Mueller spent two years investigating, and the public has a right to know what he found: pic.twitter.com/tJWRTYtJDw
— Adam Schiff (@RepAdamSchiff) March 24, 2019
In response to some rather ignorant questions from Margaret Brennan, Schiff laid out the need for transparency on the many questions that remain—including whether Trump or anyone in his administration has been compromised by a foreign government.
It is Schiff’s calm, thoughtful approach to these questions that has made him one of the primary targets of Trump’s bullying. To demonstrate how these two men are polar opposites, Politico reports that, during a meeting of House Republicans, the president called Schiff a “pencil neck” and said he would be a horrible golfer. That’s what passes for a stinging critique of a man who got his law degree from Harvard and previously served as an assistant U.S. attorney.

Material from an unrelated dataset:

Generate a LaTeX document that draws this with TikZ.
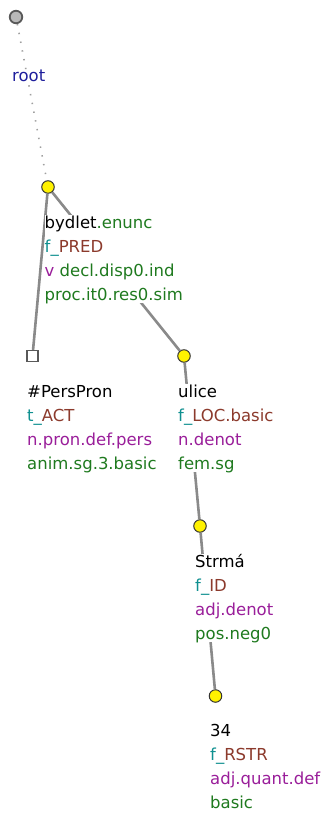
\documentclass[tikz,border=0pt]{standalone}
\usepackage{fontspec}
\setmainfont{DejaVu Sans}
\usepackage{tikz}
\usetikzlibrary{positioning}
\usepackage{xcolor}
\definecolor{colroot}{HTML}{1E1E9C}
\definecolor{colfn}{HTML}{0F9090}
\definecolor{colfa}{HTML}{8C3A2C}
\definecolor{colpos}{HTML}{9A1E9A}
\definecolor{colgram}{HTML}{1F7A1F}
\definecolor{coledge}{HTML}{8A8A8A}
\newcommand{\fnc}[2]{\textcolor{colfn}{#1\_}\textcolor{colfa}{#2}}

\begin{document}
\begin{tikzpicture}[x=1pt, y=-1pt,
    tnode/.style={circle, minimum size=12.5pt, inner sep=0pt, fill=yellow, draw=black!80, line width=1pt},
    rootnode/.style={circle, minimum size=12.5pt, inner sep=0pt, fill=gray!55, draw=black!65, line width=1.8pt},
    gennode/.style={rectangle, minimum size=11pt, inner sep=0pt, fill=white, draw=black!65, line width=1.3pt},
    lbl/.style={anchor=base west, align=left, inner sep=0pt, fill=white,
      font=\fontsize{16.5}{24}\selectfont},
    edge/.style={coledge, line width=2.6pt}]
    \useasboundingbox (0,0) rectangle (323,813);
    \node[rootnode] (r) at (16,17) {};
    \node[tnode] (n1) at (48,187) {};
    \node[gennode] (n2) at (32.5,356) {};
    \node[tnode] (n3) at (184,356) {};
    \node[tnode] (n4) at (200,526) {};
    \node[tnode] (n5) at (215.5,696) {};
    \draw[gray!75, line width=1.6pt, dash pattern=on 1.4pt off 7.5pt] (r) -- (n1);
    \foreach \s/\t in {n1/n2,n1/n3,n3/n4,n4/n5} \draw[edge] (\s) -- (\t);
    \node[lbl, text=colroot] (rl) at (12,82) {root};
    \node[lbl] (l1) at (44.5,300) {bydlet\textcolor{colgram}{.enunc}\\
      \fnc{f}{PRED}\\
      \textcolor{colpos}{v} \textcolor{colgram}{decl.disp0.ind}\\
      \textcolor{colgram}{proc.it0.res0.sim}};
    \node[lbl] (l2) at (27,469) {\#PersPron\\
      \fnc{t}{ACT}\\
      \textcolor{colpos}{n.pron.def.pers}\\
      \textcolor{colgram}{anim.sg.3.basic}};
    \node[lbl] (l3) at (178,469) {ulice\\
      \fnc{f}{LOC.basic}\\
      \textcolor{colpos}{n.denot}\\
      \textcolor{colgram}{fem.sg}};
    \node[lbl] (l4) at (195,639) {Strmá\\
      \fnc{f}{ID}\\
      \textcolor{colpos}{adj.denot}\\
      \textcolor{colgram}{pos.neg0}};
    \node[lbl] (l5) at (210,808) {34\\
      \fnc{f}{RSTR}\\
      \textcolor{colpos}{adj.quant.def}\\
      \textcolor{colgram}{basic}};
  \end{tikzpicture}
\end{document}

During the aforementioned interview, Schiff made reference to the fact that, should the attorney general refuse to release the entire Mueller report, Democrats will go to court to insist on full transparency. If Barr continues to obstruct Congress from accessing this information, the case will eventually be decided by the Supreme Court.
Knowing that his fate could ultimately rest with the nation’s highest court, Trump has nominated two justices with extremist views on executive privilege: Neal Gorsuch and Brett Kavanaugh. It is fairly certain that, in a ruling about the release of the Mueller report, those two would join with Clarence Thomas and Sam Alito to conceal it.
Given that the other four justices are likely to back transparency, the decision could rest on Chief Justice John Roberts. While he tends to have an executive branch bias, Roberts made clear during his confirmation hearings that “judges have to have the humility to recognize that they operate within a system of precedent, shaped by other judges equally striving to live up to the judicial oath.”
Schiff made an important point during the interview with Brennan about how the Trump administration and congressional Republicans have released hundreds of thousands of pages of discovery from investigations in which no one was indicted, as well as intelligence documents related to the Mueller investigation. It will be difficult for them to make the case that their own precedent should now be abandoned.
The major court precedent that would apply to this case is United States vs Nixon.
Here, the Supreme Court ruled on executive privilege when Watergate Special Prosecutor Leon Jaworski demanded that President Richard Nixon produce the audiotapes of his conversations with aides that dealt with the criminal investigation of his administration.
Nixon invoked executive privilege and refused to turn over any tapes. The Supreme Court actually acknowledged the existence of a privilege, the need to allow a president to get free and candid advice. But it denied that the president’s claim of absolute privilege could prevail and said in this case that the public interest was served by obtaining the full truth during a criminal prosecution. Nixon gave up the tapes–and days later resigned from office.
That “public interest” is what Schiff was referring to in his interview with Brennan when he addressed the issue of how the precedent for transparency applies in this case.
I have no doubt that William Barr is a smart man. But he might be setting himself on a collision course with Adam Schiff in a battle that will ultimately be decided by John Roberts. Meanwhile, we can expect the president to continue acting like a tantruming bully—something that hasn’t served him well with the chief justice in the past.